I would also add that not only AC or DC are your options. My experience has been that most people use DC for it's simplicity and wide availability. However, the field of AC discharges is quite significant, particularly in the microwave frequency regime.
In addition to this, there are many people who would like to do unipolar pulsed discharges. When the pulse widths are on the order of a few nanoseconds, it is possible to drive a discharge with really extreme E/N before an arc can establish. This allows for a huge increase in efficiency, and in some cases a lot more power input while maintaining stability. However the technology to develop these pulses is limited and remains a challenge to researchers.
You can generate high power microwaves discharging capacitors on low inductance coils at a high efficiency. It could be increased using graphene. It is a pity that graphene not reached the marked yet.
As long as the time it takes to apply voltage is long enough to achieve enough amount of ionization ablation via electron collision to the neutral atoms (basic principle of the generation of the discharge plasma), you can choose either AC or DC. I'm just wondered RF has comparable average power to DC. I think RF is used to generate plasma for long period while DC is for usually pulsed or single mode operation. Practically high voltage DC can't sustain more than ms, I think.
the similary is they both could make plasma by high electrical field. the difference is the materials used for processing. Dc can not be used for insulator but AC does
Hello Jacob Coty Stephens, I'm wondering what E/N means in your comments? I want to know this as it looks relating to power transfer efficiency to the plasma from discharge circuit.
Hi all. I'm trying to generate a plasma (DBD plasma actuator for wind tunnel testing). We could generate a 'small and nonhomogenous' plasma by using a 6kv AC pulse generator.
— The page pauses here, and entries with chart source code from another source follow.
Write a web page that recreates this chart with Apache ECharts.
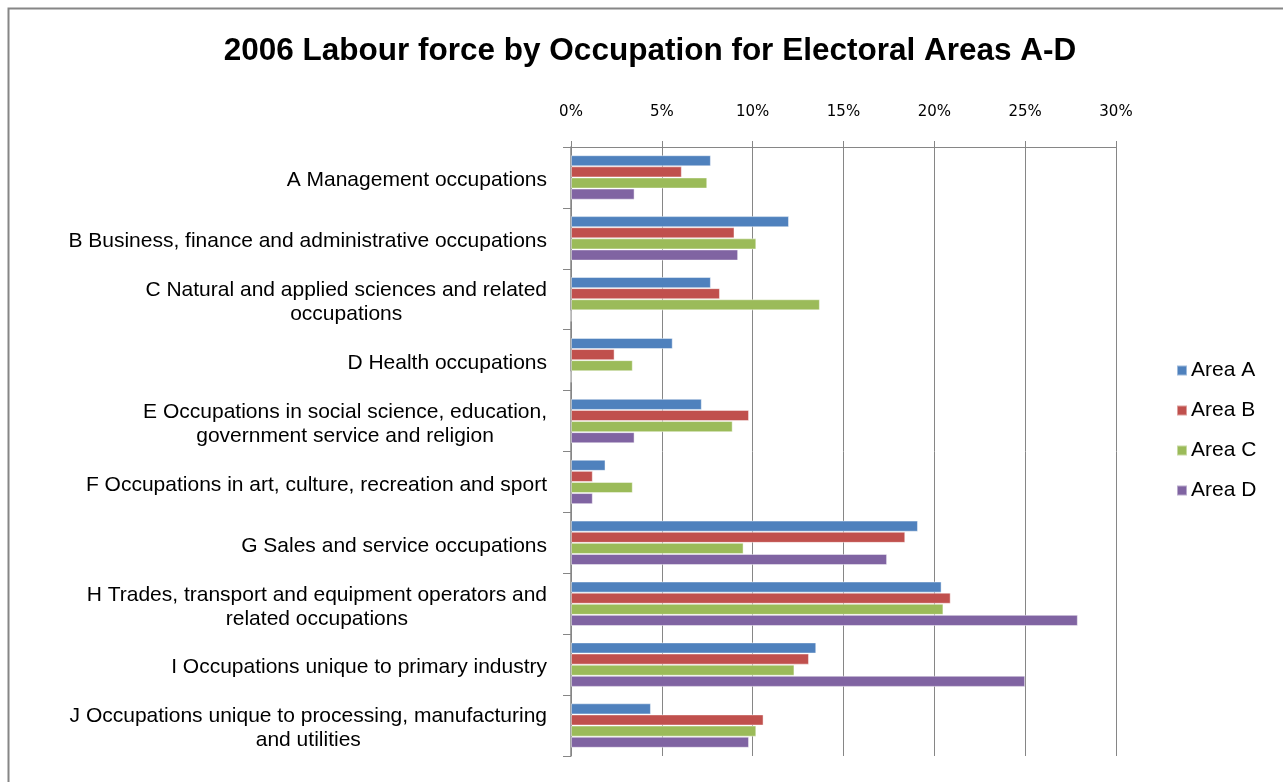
<!DOCTYPE html>
<html>
<head>
<meta charset="utf-8">
<script src="https://cdn.jsdelivr.net/npm/echarts@6/dist/echarts.min.js"></script>
<style>
  html, body { margin: 0; padding: 0; background: #fff; }
  #chart { width: 1283px; height: 782px; }
</style>
</head>
<body>
<div id="chart"></div>
<script>
// Occupation groups (top to bottom)
const categories = [
  'A Management occupations',
  'B Business, finance and administrative occupations',
  'C Natural and applied sciences and related\noccupations',
  'D Health occupations',
  'E Occupations in social science, education,\ngovernment service and religion',
  'F Occupations in art, culture, recreation and sport',
  'G Sales and service occupations',
  'H Trades, transport and equipment operators and\nrelated occupations',
  'I Occupations unique to primary industry',
  'J Occupations unique to processing, manufacturing\nand utilities'
];

// Share of the labour force (%) per electoral area
const areaA = [7.7, 12.0, 7.7, 5.6, 7.2, 1.9, 19.1, 20.4, 13.5, 4.4];
const areaB = [6.1, 9.0, 8.2, 2.4, 9.8, 1.2, 18.4, 20.9, 13.1, 10.6];
const areaC = [7.5, 10.2, 13.7, 3.4, 8.9, 3.4, 9.5, 20.5, 12.3, 10.2];
const areaD = [3.5, 9.2, 0, 0, 3.5, 1.2, 17.4, 27.9, 25.0, 9.8];

const seriesNames = ['Area A', 'Area B', 'Area C', 'Area D'];
const seriesData = [areaA, areaB, areaC, areaD];
const colors = ['#4F81BD', '#C0504D', '#9BBB59', '#8064A2'];

const chart = echarts.init(document.getElementById('chart'));

chart.setOption({
  animation: false,
  backgroundColor: '#ffffff',
  color: colors,
  title: {
    text: '2006 Labour force by Occupation for Electoral Areas A-D',
    left: 645,
    textAlign: 'center',
    top: 30,
    textStyle: {
      fontFamily: 'Liberation Sans',
      fontWeight: 'bold',
      fontSize: 31.5,
      color: '#000'
    }
  },
  graphic: [{
    type: 'rect',
    left: 6,
    top: 6,
    shape: { width: 1300, height: 800 },
    style: { fill: 'none', stroke: '#868686', lineWidth: 2 },
    silent: true
  }],
  legend: {
    orient: 'vertical',
    left: 1171,
    top: 355,
    icon: 'rect',
    itemWidth: 10,
    itemHeight: 10,
    itemGap: 19,
    data: seriesNames,
    textStyle: {
      fontFamily: 'Liberation Sans',
      fontSize: 21,
      lineHeight: 21,
      color: '#000',
      padding: [0, 0, 0, -1]
    }
  },
  grid: {
    left: 571,
    top: 147,
    width: 545,
    height: 609,
    containLabel: false
  },
  xAxis: {
    type: 'value',
    position: 'top',
    min: 0,
    max: 30,
    interval: 5,
    axisLine: { show: true, lineStyle: { color: '#868686', width: 1 } },
    axisTick: { show: true, inside: false, length: 6, lineStyle: { color: '#868686' } },
    splitLine: { show: true, lineStyle: { color: '#868686', width: 1 } },
    axisLabel: {
      formatter: '{value}%',
      margin: 27,
      fontFamily: 'DejaVu Sans',
      fontSize: 15,
      color: '#000'
    }
  },
  yAxis: {
    type: 'category',
    inverse: true,
    data: categories,
    axisLine: { show: true, lineStyle: { color: '#868686', width: 1.5 } },
    axisTick: { show: true, length: 8, lineStyle: { color: '#868686' } },
    axisLabel: {
      margin: 24,
      align: 'right',
      padding: [6, 0, 0, 0],
      color: '#000',
      fontFamily: 'Liberation Sans',
      fontSize: 21,
      lineHeight: 24,
      formatter: function (value) {
        return value.split('\n').map(function (line) { return '{c|' + line + '}'; }).join('\n');
      },
      rich: {
        c: {
          align: 'center',
          fontFamily: 'Liberation Sans',
          fontSize: 21,
          lineHeight: 24,
          color: '#000'
        }
      }
    }
  },
  series: seriesNames.map(function (name, i) {
    return {
      name: name,
      type: 'bar',
      data: seriesData[i],
      barGap: '0%',
      barCategoryGap: '27%',
      itemStyle: {
        color: colors[i],
        borderColor: 'rgba(255,255,255,0.45)',
        borderWidth: 1
      }
    };
  })
});
</script>
</body>
</html>
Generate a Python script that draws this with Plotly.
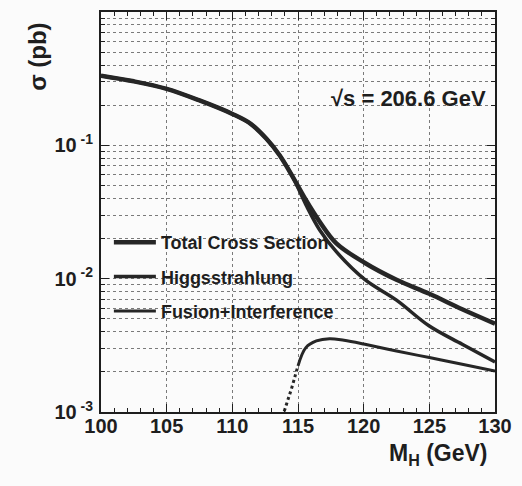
import plotly.graph_objects as go

# Higgs production cross sections at sqrt(s) = 206.6 GeV
mass_total = [100, 102.5, 105, 107.5, 110, 111.4, 112.6, 113.6, 114.6, 115.6,
              116.6, 117.9, 120.1, 122.5, 125.0, 127.5, 130]
sigma_total = [0.333, 0.302, 0.265, 0.217, 0.172, 0.145, 0.112, 0.0842, 0.058, 0.0389,
               0.0272, 0.0185, 0.0131, 0.0098, 0.0077, 0.0059, 0.0046]

mass_hz = [100, 102.5, 105, 107.5, 110, 111.4, 112.6, 113.6, 114.6, 115.6,
           116.65, 117.9, 120.1, 122.5, 125.0, 127.5, 130]
sigma_hz = [0.333, 0.302, 0.265, 0.217, 0.172, 0.145, 0.112, 0.0842, 0.058, 0.0359,
            0.0232, 0.0160, 0.00983, 0.0069, 0.00441, 0.00322, 0.00237]

# fusion + interference: dotted near threshold, solid above
mass_fus_low = [113.95, 114.25, 114.5, 114.75, 115.0]
sigma_fus_low = [0.00101, 0.00125, 0.00149, 0.00182, 0.00222]
mass_fus = [115.0, 115.6, 116.4, 117.4, 118.5, 120.1, 122.5, 125.0, 127.5, 130]
sigma_fus = [0.00222, 0.00304, 0.00341, 0.00355, 0.00345, 0.00322, 0.00287,
             0.00256, 0.00228, 0.00203]

y_tickvals = [0.001, 0.01, 0.1]
y_ticktext = ["10<sup> -3</sup>", "10<sup> -2</sup>", "10<sup> -1</sup>"]
x_tickvals = [100, 105, 110, 115, 120, 125, 130]

FONT = "Liberation Sans, Arial, Helvetica, sans-serif"
INK = "#1e1e1e"
LINE = "#262626"
GRID = "#7a7a7a"

fig = go.Figure()
fig.add_trace(go.Scatter(x=mass_total, y=sigma_total, mode="lines",
                         name="Total Cross Section", legendgroup="a",
                         line=dict(color=LINE, width=4.5, shape="spline")))
fig.add_trace(go.Scatter(x=mass_hz, y=sigma_hz, mode="lines",
                         name="Higgsstrahlung", legendgroup="b",
                         line=dict(color=LINE, width=3.5, shape="spline")))
fig.add_trace(go.Scatter(x=mass_fus, y=sigma_fus, mode="lines",
                         name="Fusion+Interference", legendgroup="c",
                         line=dict(color=LINE, width=3, shape="spline")))
fig.add_trace(go.Scatter(x=mass_fus_low, y=sigma_fus_low, mode="lines",
                         showlegend=False, legendgroup="c",
                         line=dict(color=LINE, width=3, dash="dot", shape="spline")))

fig.update_layout(
    width=522, height=486,
    margin=dict(l=101, r=27, t=10, b=73.5),
    paper_bgcolor="#fbfbfb", plot_bgcolor="#fbfbfb",
    font=dict(family=FONT, color=INK, size=20, weight="bold"),
    showlegend=True,
    legend=dict(x=0.02, y=0.47, xanchor="left", yanchor="top",
                bgcolor="rgba(0,0,0,0)", tracegroupgap=8, itemwidth=42,
                font=dict(size=18, family=FONT, color=INK, weight="bold"),
                traceorder="grouped"),
    annotations=[
        dict(text="\u221as = 206.6 GeV", xref="paper", yref="paper",
             x=0.983, y=0.784, xanchor="right", yanchor="middle",
             showarrow=False, font=dict(size=22, family=FONT, color=INK, weight="bold")),
        dict(text="\u03c3 (pb)", xref="paper", yref="paper",
             x=(38 - 101) / 394.5, y=(412.5 - 55) / 402.5,
             xanchor="center", yanchor="middle", textangle=-90,
             showarrow=False, font=dict(size=24, family=FONT, color=INK, weight="bold")),
        dict(text="M<sub>H</sub> (GeV)", xref="paper", yref="paper",
             x=(490 - 101) / 394.5, y=(412.5 - 439) / 402.5,
             xanchor="right", yanchor="top",
             showarrow=False, font=dict(size=23, family=FONT, color=INK, weight="bold")),
    ],
)

fig.update_xaxes(
    range=[100, 130], tickvals=x_tickvals, ticks="inside", ticklen=8, tickwidth=1,
    tickcolor=INK, showline=True, linewidth=2, linecolor=INK, mirror="ticks",
    showgrid=True, gridcolor=GRID, griddash="dot", gridwidth=1, zeroline=False,
    tickfont=dict(size=20, family=FONT, color=INK, weight="bold"),
    ticklabelstandoff=-5,
    minor=dict(dtick=1, ticks="inside", ticklen=4, tickcolor=INK, showgrid=False),
)
fig.update_yaxes(
    type="log", range=[-3, 0], tickvals=y_tickvals, ticktext=y_ticktext,
    ticks="inside", ticklen=8, tickwidth=1, tickcolor=INK,
    showline=True, linewidth=2, linecolor=INK, mirror="ticks",
    showgrid=True, gridcolor=GRID, griddash="dot", gridwidth=1, zeroline=False,
    tickfont=dict(size=20, family=FONT, color=INK, weight="bold"),
    ticklabelstandoff=2,
    minor=dict(dtick="D1", ticks="inside", ticklen=4, tickcolor=INK,
               showgrid=True, gridcolor=GRID, griddash="dot", gridwidth=1),
)

fig.write_html("out.html")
I would like to ask for some advice;
1. the homogenousity of a plasma - what is the main influencing factor?
2. tried using high voltage DC, but did not work. I thought DC is not suitable but from the literature, I know it can. Can you give some advice on either AC or DC or both is best for a plasma generation?
Using DC/AC may only be possible in jet configuration, i.e. applying gas flow around a sharp HV electrode. In this case you would have a glass tube containing the gas flow and a ground electrode is a ring sitting around the tube. This yields a non-homogeneous plasma jet with diameter of 2-3 mm and length of several mm.
The way to produce homogeneous DBD discharge is to apply nanosecond pulses. Amplitude of several KV, the more the better, FWHM in ns timescale ( the shorter the better) . HV electrode can be pin, knife edge or multiple knife edges for large scale plasma.
Look up literature for DBD discharges, u can start from this review:
Kogelschatz U. Dielectric-barrier discharges: their
I think it is also about how to generate a "high power" pulses. In DC, one can deposit a high energy in very short time, yield a high power, which is not easily generated in AC.
Synchronous generators in power plants produce sine-form AC that is conditioned by rotating of rotor and its magnetic field. In the case of plasma generator we get just DC because of rectilinear motion of charged plasma in magnetic field.
In fact discharge can be generated using either DC or AC voltage. However in the case of DC one can deposit lot of energy in short time by discharging a capacitor. Deposited energy will depend on both the DC voltage as well as on Capacitor value.The rate of energy deposition will be dependent on the RC value of the electrical circuit of discharge.
In our project we confine high speed plasma and use ac magnetic field to accelerate it to allow compress 550keV plasma. It is not possible in old fashion tokamaks.